Dividend Waivers and Discovery
The case of Donovan and McLaren v HMRC TC 3188 involved a series of dividend waivers which had
the effect of equalising the dividend income of a husband and wife. The key issues were whether the
income tax settlements legislation applied to them and whether HMRC was entitled to raise discovery
assessments outside the enquiry window.
Mr Donovan and Mr McLaren each had 40% of the shares in a company and their wives had 10%
each. On day 1 the husbands executed dividend waivers, waiving their entitlement to dividends for one
day; later that day the company paid dividends all of which went to their wives.

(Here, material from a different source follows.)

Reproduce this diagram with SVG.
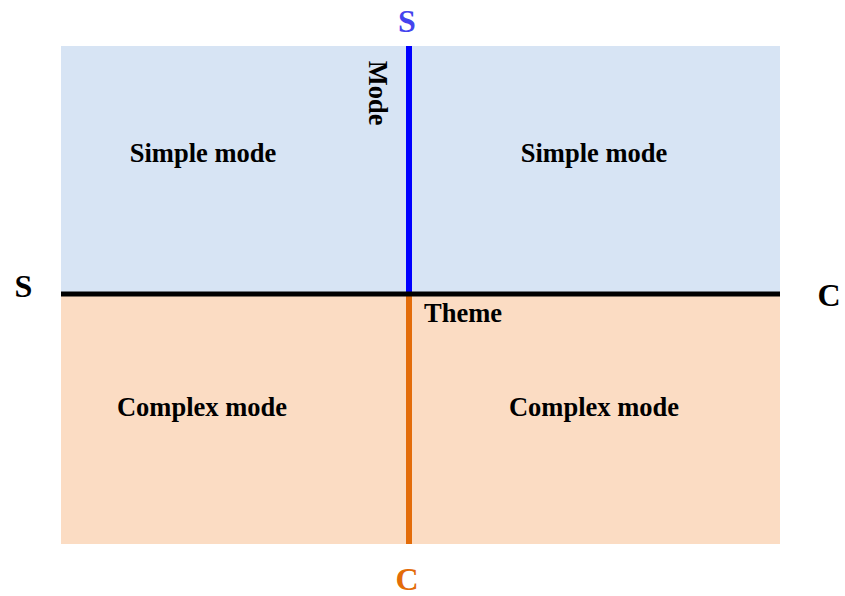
<svg xmlns="http://www.w3.org/2000/svg" width="845" height="596" viewBox="0 0 845 596">
<style>
text{font-family:"Liberation Serif","Times New Roman",serif;font-weight:bold;font-size:26.5px;fill:#000}
.mid{text-anchor:middle}
.big{font-size:32px}
</style>
<rect width="845" height="596" fill="#fff"/>
<g id="quadrants">
<rect x="61" y="46" width="719" height="248" fill="#D7E4F4"/>
<rect x="61" y="294" width="719" height="250" fill="#FBDCC3"/>
</g>
<g id="q-tl"><text class="mid" x="203" y="162">Simple mode</text></g>
<g id="q-tr"><text class="mid" x="594" y="162">Simple mode</text></g>
<g id="q-bl"><text class="mid" x="202" y="416">Complex mode</text></g>
<g id="q-br"><text class="mid" x="594" y="416">Complex mode</text></g>
<g id="connectors">
<line x1="409" y1="46" x2="409" y2="294" stroke="#0000FF" stroke-width="6"/>
<line x1="409" y1="294" x2="409" y2="544" stroke="#E36C09" stroke-width="6"/>
<line x1="61" y1="294" x2="780" y2="294" stroke="#000" stroke-width="5"/>
</g>
<g id="top-label">
<rect x="374" y="0" width="66" height="46" fill="#fff"/>
<text class="mid big" x="407" y="32" style="fill:#4444EE">S</text>
</g>
<g id="bottom-label"><text class="mid big" x="407" y="590" style="fill:#E36C09">C</text></g>
<g id="left-label"><text class="mid big" x="23.5" y="297">S</text></g>
<g id="right-label"><text class="mid big" x="829" y="306">C</text></g>
<g id="axis-mode"><text transform="translate(369,93) rotate(90)" class="mid">Mode</text></g>
<g id="axis-theme"><text x="424" y="322">Theme</text></g>
</svg>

Two days later the wives executed dividend waivers waiving their entitlement to dividend for a period of
one day; later that day the company paid an interim dividend all of which went to the husbands. The
wives did not file tax returns as they were only liable to tax at the basic rate and that was covered by
the tax credit on the dividend.
HMRC argued that all these transactions represented an arrangement, the effect of which was to
provide a greater income for their wives than would have been the case had they merely declared
dividends on the shares in the normal way.
This is a really difficult argument to defend where the parties are husband and wife. If these
arrangements do represent a settlement, then you are doomed - because the fact that the wife
received the advantage meant that the settlement was one in which the settlor retained an interest.
Nor could there be any defence under Section 626 because in the case of a dividend waiver the whole
benefit is a right to income. Accordingly, the only way out is to say this is not a settlement; there was
no element of bounty and all that. The Tribunal had no hesitation in finding for HMRC.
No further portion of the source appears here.